● EXERCISE:
Give back the full listing, character for character, with no pictures.

● MATERIAL:
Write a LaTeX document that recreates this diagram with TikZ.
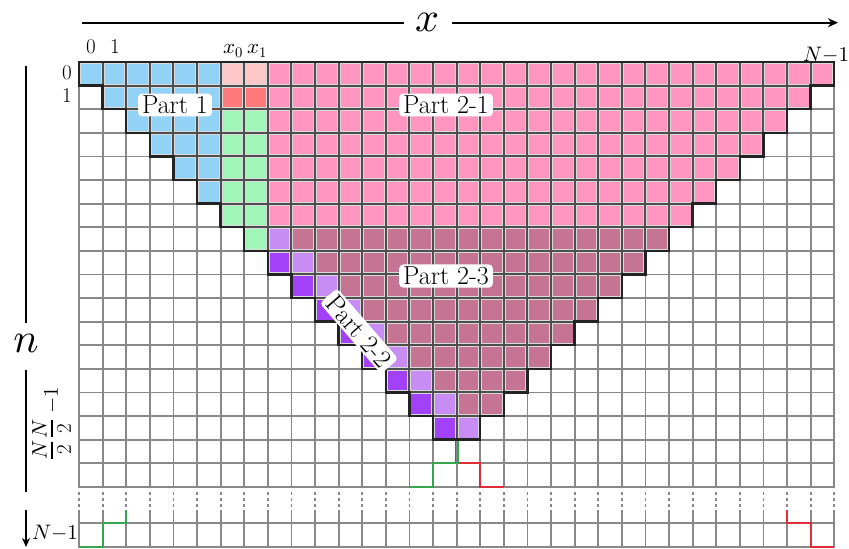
\documentclass[tikz,border=0pt]{standalone}
\usepackage{fix-cm}
\DeclareFontShape{OMS}{cmsy}{m}{n}{<->cmsy10}{}
\DeclareFontShape{OML}{cmm}{m}{it}{<->cmmi10}{}
\DeclareFontShape{OMX}{cmex}{m}{n}{<->cmex10}{}
\DeclareFontShape{OT1}{cmr}{m}{n}{<->cmr10}{}
\usetikzlibrary{arrows.meta}
\definecolor{cblue}{RGB}{146,210,247}
\definecolor{clpink}{RGB}{255,200,200}
\definecolor{cred}{RGB}{255,122,122}
\definecolor{cgreen}{RGB}{160,246,182}
\definecolor{cpink}{RGB}{255,150,192}
\definecolor{cmauve}{RGB}{198,116,148}
\definecolor{clpurple}{RGB}{200,140,245}
\definecolor{cdpurple}{RGB}{162,66,248}
\definecolor{gridgray}{RGB}{136,136,136}
\definecolor{celldark}{RGB}{78,78,78}
\definecolor{ringcol}{RGB}{218,218,218}
\definecolor{stepgreen}{RGB}{55,165,80}
\definecolor{stepred}{RGB}{222,45,55}
\definecolor{outlinecol}{RGB}{35,35,35}
\newcommand{\mycell}[3]{%
  \fill[celldark] (#1,#2) rectangle ++(1,1);
  \filldraw[fill=#3, draw=ringcol, line width=1pt]
    ([xshift=1.5pt,yshift=-1.5pt]#1,#2) rectangle ([xshift=-1.5pt,yshift=1.5pt]{#1+1},{#2+1});
}
\tikzset{
  gridline/.style={draw=gridgray, line width=1.8pt},
  axisline/.style={draw=black, line width=1.7pt},
  outline/.style={draw=outlinecol, line width=2.3pt, line join=miter},
  stepg/.style={draw=stepgreen, line width=1.9pt},
  stepr/.style={draw=stepred, line width=1.9pt},
  lab/.style={inner sep=0pt, font=\fontsize{21}{24}\selectfont},
  rlab/.style={inner sep=0pt, rotate=90, font=\fontsize{21}{24}\selectfont},
  fracbar/.style={draw=black, line width=1.1pt},
  biglab/.style={inner sep=0pt, font=\fontsize{42}{44}\selectfont},
  partlab/.style={fill=white, rounded corners=4pt, inner xsep=4pt, inner ysep=2.5pt, font=\fontsize{26}{28}\selectfont},
}
\begin{document}
\begin{tikzpicture}[x=1pt,y=-1pt]
\useasboundingbox (0,0) rectangle (849,549);
\begin{scope}[shift={(79pt,-62pt)}, x=23.6pt, y=-23.6pt]
  % base grid
  \foreach \i in {0,...,32} \draw[gridline, line cap=rect] (\i,0) -- (\i,18);
  \foreach \n in {0,...,18} \draw[gridline, line cap=rect] (0,\n) -- (32,\n);
  \foreach \i in {0,...,32} \draw[gridline, dash pattern=on 3pt off 3pt] (\i,18.22) -- (\i,18.95);
  \foreach \i in {0,...,32} \draw[gridline] (\i,19) -- (\i,20.55);
  \draw[gridline, line cap=rect] (0,19.55) -- (32,19.55);
  \draw[gridline, line cap=rect] (0,20.55) -- (32,20.55);
  % Part 1 (blue)
  \foreach \n in {0,...,5} \foreach \i in {\n,...,5} { \mycell{\i}{\n}{cblue} }
  % x0, x1 columns
  \mycell{6}{0}{clpink} \mycell{7}{0}{clpink}
  \mycell{6}{1}{cred} \mycell{7}{1}{cred}
  \foreach \n in {2,...,6} { \mycell{6}{\n}{cgreen} \mycell{7}{\n}{cgreen} }
  \mycell{7}{7}{cgreen}
  % Part 2-1 (pink)
  \foreach \n [evaluate=\n as \b using int(31-\n)] in {0,...,6}
    \foreach \i in {8,...,\b} { \mycell{\i}{\n}{cpink} }
  % Part 2-2 (purple)
  \foreach \n [evaluate=\n as \a using int(\n+1)] in {7,...,15} { \mycell{\a}{\n}{clpurple} }
  \foreach \n in {8,...,15} { \mycell{\n}{\n}{cdpurple} }
  % Part 2-3 (mauve)
  \foreach \n [evaluate=\n as \a using int(\n+2), evaluate=\n as \b using int(31-\n)] in {7,...,14}
    \foreach \i in {\a,...,\b} { \mycell{\i}{\n}{cmauve} }
  % outline of the triangle
  \draw[outline] (0,0) -- (32,0)
    foreach \k in {0,...,15} { -- ({32-\k},{\k+1}) -- ({31-\k},{\k+1}) }
    foreach \k in {15,...,0} { -- (\k,{\k+1}) -- (\k,\k) } -- cycle;
  % step lines
  \coordinate (gs) at ([xshift=1.1pt]16,16.05);
  \coordinate (rs) at ([xshift=-1.1pt]16,16.05);
  \draw[stepr] (rs) -- ([xshift=-1.1pt]16,17) -- (17,17) -- (17,18) -- (18,18);
  \draw[stepg] (gs) -- ([xshift=1.1pt]16,17) -- (15,17) -- (15,18) -- (14,18);
  \draw[stepg] (0,20.55) -- (1,20.55) -- (1,19.55) -- (2,19.55) -- (2,19);
  \draw[stepr] (32,20.55) -- (31,20.55) -- (31,19.55) -- (30,19.55) -- (30,19);
\end{scope}
% part labels
\node[partlab] (p1) at (175,105) {Part 1};
\node[partlab] (p21) at (446,105) {Part 2-1};
\node[partlab] (p23) at (446,276) {Part 2-3};
\node[partlab, rotate=-49] (p22) at (359,331) {Part 2-2};
% x axis
\node[biglab] (xl) at (427,22) {$x$};
\coordinate (xa) at (82,22.7);
\coordinate (xb) at (838,22.7);
\coordinate (xg1) at (404,22.7);
\coordinate (xg2) at (452,22.7);
\draw[axisline] (xa) -- (xg1);
\draw[axisline, -{Stealth[length=10pt,width=9pt]}] (xg2) -- (xb);
% n axis
\node[biglab] (nl) at (26,343) {$n$};
\coordinate (ya) at (26,66);
\coordinate (yb) at (26,323);
\coordinate (yc) at (26,370);
\coordinate (yd) at (26,492);
\coordinate (ye) at (26,510);
\coordinate (yf) at (26,547);
\draw[axisline] (ya) -- (yb);
\draw[axisline] (yc) -- (yd);
\draw[axisline, -{Stealth[length=9pt,width=8pt]}] (ye) -- (yf);
% column labels
\node[lab] (c0) at (91,47) {0};
\node[lab] (c1) at (115,47) {1};
\node[lab] (cx0) at (233,51) {$x_0$};
\node[lab] (cx1) at (257,51) {$x_1$};
\node[lab] (cN) at (826,55) {$N{-}1$};
% row labels
\node[lab] (r0) at (67,73) {0};
\node[lab] (r1) at (67,96) {1};
% rotated fraction labels N/2 - 1 and N/2
\node[rlab] (hn1) at (39.5,428.5) {$N$};
\node[rlab] (hd1) at (64,428.5) {2};
\coordinate (hb1a) at (52,420);
\coordinate (hb1b) at (52,437);
\draw[fracbar] (hb1a) -- (hb1b);
\node[rlab] (hm1) at (52,400) {${-}1$};
\node[rlab] (hn2) at (39.5,450) {$N$};
\node[rlab] (hd2) at (64,450) {2};
\coordinate (hb2a) at (52,441.5);
\coordinate (hb2b) at (52,458.5);
\draw[fracbar] (hb2a) -- (hb2b);
\node[lab] (rN) at (55,533) {$N{-}1$};
\end{tikzpicture}
\end{document}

● ANSWER FOR THIS EXERCISE:
Write a LaTeX document that recreates this diagram with TikZ.
\documentclass[tikz,border=0pt]{standalone}
\usepackage{fix-cm}
\DeclareFontShape{OMS}{cmsy}{m}{n}{<->cmsy10}{}
\DeclareFontShape{OML}{cmm}{m}{it}{<->cmmi10}{}
\DeclareFontShape{OMX}{cmex}{m}{n}{<->cmex10}{}
\DeclareFontShape{OT1}{cmr}{m}{n}{<->cmr10}{}
\usetikzlibrary{arrows.meta}
\definecolor{cblue}{RGB}{146,210,247}
\definecolor{clpink}{RGB}{255,200,200}
\definecolor{cred}{RGB}{255,122,122}
\definecolor{cgreen}{RGB}{160,246,182}
\definecolor{cpink}{RGB}{255,150,192}
\definecolor{cmauve}{RGB}{198,116,148}
\definecolor{clpurple}{RGB}{200,140,245}
\definecolor{cdpurple}{RGB}{162,66,248}
\definecolor{gridgray}{RGB}{136,136,136}
\definecolor{celldark}{RGB}{78,78,78}
\definecolor{ringcol}{RGB}{218,218,218}
\definecolor{stepgreen}{RGB}{55,165,80}
\definecolor{stepred}{RGB}{222,45,55}
\definecolor{outlinecol}{RGB}{35,35,35}
\newcommand{\mycell}[3]{%
  \fill[celldark] (#1,#2) rectangle ++(1,1);
  \filldraw[fill=#3, draw=ringcol, line width=1pt]
    ([xshift=1.5pt,yshift=-1.5pt]#1,#2) rectangle ([xshift=-1.5pt,yshift=1.5pt]{#1+1},{#2+1});
}
\tikzset{
  gridline/.style={draw=gridgray, line width=1.8pt},
  axisline/.style={draw=black, line width=1.7pt},
  outline/.style={draw=outlinecol, line width=2.3pt, line join=miter},
  stepg/.style={draw=stepgreen, line width=1.9pt},
  stepr/.style={draw=stepred, line width=1.9pt},
  lab/.style={inner sep=0pt, font=\fontsize{21}{24}\selectfont},
  rlab/.style={inner sep=0pt, rotate=90, font=\fontsize{21}{24}\selectfont},
  fracbar/.style={draw=black, line width=1.1pt},
  biglab/.style={inner sep=0pt, font=\fontsize{42}{44}\selectfont},
  partlab/.style={fill=white, rounded corners=4pt, inner xsep=4pt, inner ysep=2.5pt, font=\fontsize{26}{28}\selectfont},
}
\begin{document}
\begin{tikzpicture}[x=1pt,y=-1pt]
\useasboundingbox (0,0) rectangle (849,549);
\begin{scope}[shift={(79pt,-62pt)}, x=23.6pt, y=-23.6pt]
  % base grid
  \foreach \i in {0,...,32} \draw[gridline, line cap=rect] (\i,0) -- (\i,18);
  \foreach \n in {0,...,18} \draw[gridline, line cap=rect] (0,\n) -- (32,\n);
  \foreach \i in {0,...,32} \draw[gridline, dash pattern=on 3pt off 3pt] (\i,18.22) -- (\i,18.95);
  \foreach \i in {0,...,32} \draw[gridline] (\i,19) -- (\i,20.55);
  \draw[gridline, line cap=rect] (0,19.55) -- (32,19.55);
  \draw[gridline, line cap=rect] (0,20.55) -- (32,20.55);
  % Part 1 (blue)
  \foreach \n in {0,...,5} \foreach \i in {\n,...,5} { \mycell{\i}{\n}{cblue} }
  % x0, x1 columns
  \mycell{6}{0}{clpink} \mycell{7}{0}{clpink}
  \mycell{6}{1}{cred} \mycell{7}{1}{cred}
  \foreach \n in {2,...,6} { \mycell{6}{\n}{cgreen} \mycell{7}{\n}{cgreen} }
  \mycell{7}{7}{cgreen}
  % Part 2-1 (pink)
  \foreach \n [evaluate=\n as \b using int(31-\n)] in {0,...,6}
    \foreach \i in {8,...,\b} { \mycell{\i}{\n}{cpink} }
  % Part 2-2 (purple)
  \foreach \n [evaluate=\n as \a using int(\n+1)] in {7,...,15} { \mycell{\a}{\n}{clpurple} }
  \foreach \n in {8,...,15} { \mycell{\n}{\n}{cdpurple} }
  % Part 2-3 (mauve)
  \foreach \n [evaluate=\n as \a using int(\n+2), evaluate=\n as \b using int(31-\n)] in {7,...,14}
    \foreach \i in {\a,...,\b} { \mycell{\i}{\n}{cmauve} }
  % outline of the triangle
  \draw[outline] (0,0) -- (32,0)
    foreach \k in {0,...,15} { -- ({32-\k},{\k+1}) -- ({31-\k},{\k+1}) }
    foreach \k in {15,...,0} { -- (\k,{\k+1}) -- (\k,\k) } -- cycle;
  % step lines
  \coordinate (gs) at ([xshift=1.1pt]16,16.05);
  \coordinate (rs) at ([xshift=-1.1pt]16,16.05);
  \draw[stepr] (rs) -- ([xshift=-1.1pt]16,17) -- (17,17) -- (17,18) -- (18,18);
  \draw[stepg] (gs) -- ([xshift=1.1pt]16,17) -- (15,17) -- (15,18) -- (14,18);
  \draw[stepg] (0,20.55) -- (1,20.55) -- (1,19.55) -- (2,19.55) -- (2,19);
  \draw[stepr] (32,20.55) -- (31,20.55) -- (31,19.55) -- (30,19.55) -- (30,19);
\end{scope}
% part labels
\node[partlab] (p1) at (175,105) {Part 1};
\node[partlab] (p21) at (446,105) {Part 2-1};
\node[partlab] (p23) at (446,276) {Part 2-3};
\node[partlab, rotate=-49] (p22) at (359,331) {Part 2-2};
% x axis
\node[biglab] (xl) at (427,22) {$x$};
\coordinate (xa) at (82,22.7);
\coordinate (xb) at (838,22.7);
\coordinate (xg1) at (404,22.7);
\coordinate (xg2) at (452,22.7);
\draw[axisline] (xa) -- (xg1);
\draw[axisline, -{Stealth[length=10pt,width=9pt]}] (xg2) -- (xb);
% n axis
\node[biglab] (nl) at (26,343) {$n$};
\coordinate (ya) at (26,66);
\coordinate (yb) at (26,323);
\coordinate (yc) at (26,370);
\coordinate (yd) at (26,492);
\coordinate (ye) at (26,510);
\coordinate (yf) at (26,547);
\draw[axisline] (ya) -- (yb);
\draw[axisline] (yc) -- (yd);
\draw[axisline, -{Stealth[length=9pt,width=8pt]}] (ye) -- (yf);
% column labels
\node[lab] (c0) at (91,47) {0};
\node[lab] (c1) at (115,47) {1};
\node[lab] (cx0) at (233,51) {$x_0$};
\node[lab] (cx1) at (257,51) {$x_1$};
\node[lab] (cN) at (826,55) {$N{-}1$};
% row labels
\node[lab] (r0) at (67,73) {0};
\node[lab] (r1) at (67,96) {1};
% rotated fraction labels N/2 - 1 and N/2
\node[rlab] (hn1) at (39.5,428.5) {$N$};
\node[rlab] (hd1) at (64,428.5) {2};
\coordinate (hb1a) at (52,420);
\coordinate (hb1b) at (52,437);
\draw[fracbar] (hb1a) -- (hb1b);
\node[rlab] (hm1) at (52,400) {${-}1$};
\node[rlab] (hn2) at (39.5,450) {$N$};
\node[rlab] (hd2) at (64,450) {2};
\coordinate (hb2a) at (52,441.5);
\coordinate (hb2b) at (52,458.5);
\draw[fracbar] (hb2a) -- (hb2b);
\node[lab] (rN) at (55,533) {$N{-}1$};
\end{tikzpicture}
\end{document}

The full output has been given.